Short task:
Select every line containing the word "this" from the material, and copy those lines.

Data extract:
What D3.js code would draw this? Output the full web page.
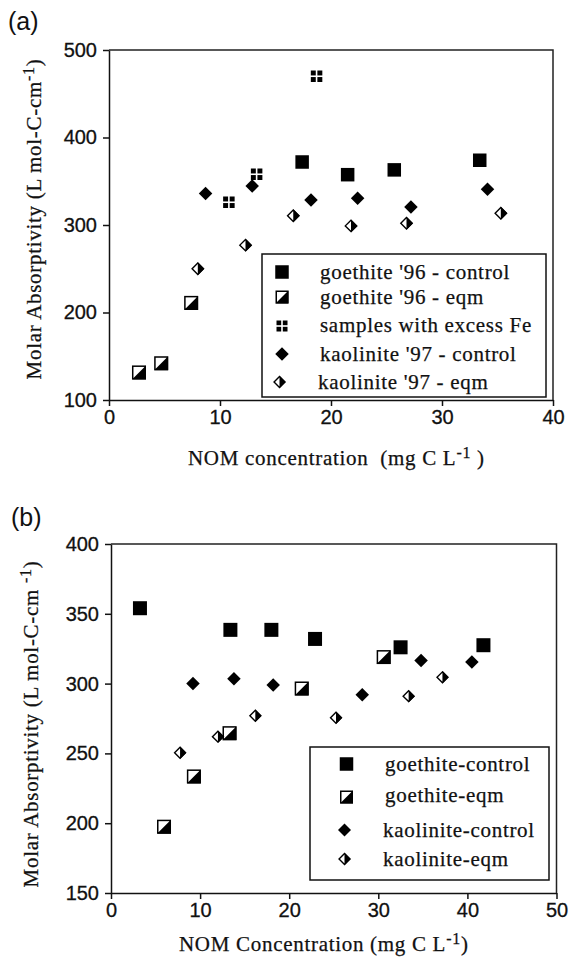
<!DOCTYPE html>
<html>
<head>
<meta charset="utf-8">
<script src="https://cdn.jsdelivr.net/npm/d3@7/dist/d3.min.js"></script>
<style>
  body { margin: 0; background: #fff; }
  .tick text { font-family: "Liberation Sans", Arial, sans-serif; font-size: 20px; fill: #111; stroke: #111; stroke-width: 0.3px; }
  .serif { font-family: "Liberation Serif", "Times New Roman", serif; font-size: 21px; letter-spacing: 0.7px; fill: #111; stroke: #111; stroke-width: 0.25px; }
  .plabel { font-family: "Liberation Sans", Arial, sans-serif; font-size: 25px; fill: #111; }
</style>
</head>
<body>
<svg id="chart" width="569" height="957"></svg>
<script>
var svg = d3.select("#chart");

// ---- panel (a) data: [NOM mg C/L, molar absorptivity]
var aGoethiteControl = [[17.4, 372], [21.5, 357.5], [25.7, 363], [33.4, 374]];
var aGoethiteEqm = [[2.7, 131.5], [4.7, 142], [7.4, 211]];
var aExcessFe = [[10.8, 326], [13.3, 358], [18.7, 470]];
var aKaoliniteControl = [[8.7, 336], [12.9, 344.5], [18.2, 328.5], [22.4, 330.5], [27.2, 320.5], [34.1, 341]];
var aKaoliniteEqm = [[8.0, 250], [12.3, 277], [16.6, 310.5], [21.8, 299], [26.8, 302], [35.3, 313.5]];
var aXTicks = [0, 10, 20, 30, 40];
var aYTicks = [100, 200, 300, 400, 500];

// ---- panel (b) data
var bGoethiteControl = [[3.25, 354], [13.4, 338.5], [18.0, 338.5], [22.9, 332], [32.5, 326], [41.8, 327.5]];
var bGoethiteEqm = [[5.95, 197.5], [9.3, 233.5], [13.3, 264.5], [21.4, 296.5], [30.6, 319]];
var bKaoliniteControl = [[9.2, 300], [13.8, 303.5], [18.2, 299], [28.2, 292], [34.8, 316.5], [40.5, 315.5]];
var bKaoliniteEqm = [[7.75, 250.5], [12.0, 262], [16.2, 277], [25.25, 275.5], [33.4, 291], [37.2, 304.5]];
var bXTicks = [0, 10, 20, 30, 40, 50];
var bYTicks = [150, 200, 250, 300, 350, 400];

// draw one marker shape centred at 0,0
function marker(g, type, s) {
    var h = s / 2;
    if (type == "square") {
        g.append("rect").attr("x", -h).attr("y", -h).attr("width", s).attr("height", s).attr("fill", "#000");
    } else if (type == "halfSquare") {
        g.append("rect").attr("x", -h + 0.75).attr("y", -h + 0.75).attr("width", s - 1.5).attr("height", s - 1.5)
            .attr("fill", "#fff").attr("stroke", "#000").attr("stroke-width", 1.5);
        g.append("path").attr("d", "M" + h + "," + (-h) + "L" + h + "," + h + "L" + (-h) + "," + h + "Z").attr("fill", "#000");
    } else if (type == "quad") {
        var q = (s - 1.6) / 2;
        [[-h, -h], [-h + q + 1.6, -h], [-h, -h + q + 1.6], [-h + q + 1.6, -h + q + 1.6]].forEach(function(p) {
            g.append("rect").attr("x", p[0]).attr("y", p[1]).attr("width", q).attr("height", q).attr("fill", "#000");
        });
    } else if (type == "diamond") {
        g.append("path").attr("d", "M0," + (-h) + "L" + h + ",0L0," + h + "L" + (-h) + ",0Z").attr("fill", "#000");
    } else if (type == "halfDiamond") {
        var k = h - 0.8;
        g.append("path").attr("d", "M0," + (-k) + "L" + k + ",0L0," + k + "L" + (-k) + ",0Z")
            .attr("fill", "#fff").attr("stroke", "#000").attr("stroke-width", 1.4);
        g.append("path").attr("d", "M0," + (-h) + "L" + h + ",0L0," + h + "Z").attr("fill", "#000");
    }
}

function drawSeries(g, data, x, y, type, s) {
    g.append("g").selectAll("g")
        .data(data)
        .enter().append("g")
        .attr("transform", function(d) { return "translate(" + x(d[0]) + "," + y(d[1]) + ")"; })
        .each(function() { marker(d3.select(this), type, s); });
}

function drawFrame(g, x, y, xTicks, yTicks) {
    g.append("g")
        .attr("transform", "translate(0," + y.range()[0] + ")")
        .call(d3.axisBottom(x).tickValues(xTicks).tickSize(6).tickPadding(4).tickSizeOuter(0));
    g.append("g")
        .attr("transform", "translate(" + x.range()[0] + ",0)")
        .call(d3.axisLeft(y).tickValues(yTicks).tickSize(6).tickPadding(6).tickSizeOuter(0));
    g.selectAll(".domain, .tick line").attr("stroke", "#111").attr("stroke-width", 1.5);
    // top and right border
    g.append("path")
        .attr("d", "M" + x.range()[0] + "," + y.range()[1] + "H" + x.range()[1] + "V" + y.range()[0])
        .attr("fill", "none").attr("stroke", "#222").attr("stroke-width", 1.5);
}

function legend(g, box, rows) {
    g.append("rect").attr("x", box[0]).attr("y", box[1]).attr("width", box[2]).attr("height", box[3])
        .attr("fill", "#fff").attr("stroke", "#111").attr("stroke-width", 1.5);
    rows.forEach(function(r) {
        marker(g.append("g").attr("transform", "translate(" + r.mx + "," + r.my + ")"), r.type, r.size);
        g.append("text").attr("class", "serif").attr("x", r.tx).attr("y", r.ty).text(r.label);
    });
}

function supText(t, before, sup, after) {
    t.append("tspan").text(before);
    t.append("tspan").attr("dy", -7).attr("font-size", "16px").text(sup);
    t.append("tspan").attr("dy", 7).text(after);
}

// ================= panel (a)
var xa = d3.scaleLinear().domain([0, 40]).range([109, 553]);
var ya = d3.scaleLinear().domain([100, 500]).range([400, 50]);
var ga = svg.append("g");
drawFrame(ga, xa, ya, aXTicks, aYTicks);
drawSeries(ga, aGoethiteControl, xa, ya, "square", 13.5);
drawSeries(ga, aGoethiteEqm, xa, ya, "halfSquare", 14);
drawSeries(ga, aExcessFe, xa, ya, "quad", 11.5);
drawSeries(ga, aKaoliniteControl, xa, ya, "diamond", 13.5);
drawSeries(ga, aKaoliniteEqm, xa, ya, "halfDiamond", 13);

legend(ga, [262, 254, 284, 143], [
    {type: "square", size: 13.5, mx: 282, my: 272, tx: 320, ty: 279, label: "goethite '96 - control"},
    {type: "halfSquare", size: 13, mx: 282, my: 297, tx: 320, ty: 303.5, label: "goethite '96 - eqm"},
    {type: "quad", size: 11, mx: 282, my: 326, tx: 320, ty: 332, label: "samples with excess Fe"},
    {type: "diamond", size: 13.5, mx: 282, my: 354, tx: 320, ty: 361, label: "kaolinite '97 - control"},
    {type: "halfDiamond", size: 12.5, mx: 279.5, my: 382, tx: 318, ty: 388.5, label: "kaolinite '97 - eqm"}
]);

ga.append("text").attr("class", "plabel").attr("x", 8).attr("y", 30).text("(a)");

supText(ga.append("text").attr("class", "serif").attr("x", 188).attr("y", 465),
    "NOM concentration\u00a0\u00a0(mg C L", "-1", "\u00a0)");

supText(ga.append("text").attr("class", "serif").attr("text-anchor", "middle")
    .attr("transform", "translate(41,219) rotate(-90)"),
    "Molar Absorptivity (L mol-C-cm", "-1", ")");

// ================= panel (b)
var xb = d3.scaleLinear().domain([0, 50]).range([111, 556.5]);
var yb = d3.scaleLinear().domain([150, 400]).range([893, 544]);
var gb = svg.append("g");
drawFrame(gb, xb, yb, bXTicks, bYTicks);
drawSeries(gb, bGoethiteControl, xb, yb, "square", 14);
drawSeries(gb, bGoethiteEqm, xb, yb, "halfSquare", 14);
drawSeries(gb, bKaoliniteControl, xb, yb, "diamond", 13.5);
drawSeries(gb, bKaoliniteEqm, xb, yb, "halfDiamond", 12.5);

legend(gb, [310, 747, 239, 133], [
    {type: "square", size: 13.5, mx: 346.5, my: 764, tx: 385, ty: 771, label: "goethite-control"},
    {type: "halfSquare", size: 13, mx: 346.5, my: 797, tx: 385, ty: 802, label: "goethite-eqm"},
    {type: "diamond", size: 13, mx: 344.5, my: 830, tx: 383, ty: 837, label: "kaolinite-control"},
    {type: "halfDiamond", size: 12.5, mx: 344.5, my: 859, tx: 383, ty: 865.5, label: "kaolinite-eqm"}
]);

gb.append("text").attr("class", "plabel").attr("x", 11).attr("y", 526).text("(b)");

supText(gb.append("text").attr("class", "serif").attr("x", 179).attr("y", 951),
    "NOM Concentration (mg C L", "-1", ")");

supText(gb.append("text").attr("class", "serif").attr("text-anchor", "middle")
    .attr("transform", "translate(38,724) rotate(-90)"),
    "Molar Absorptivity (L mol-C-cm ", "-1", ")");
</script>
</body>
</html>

Finished task:
What D3.js code would draw this? Output the full web page.
        .each(function() { marker(d3.select(this), type, s); });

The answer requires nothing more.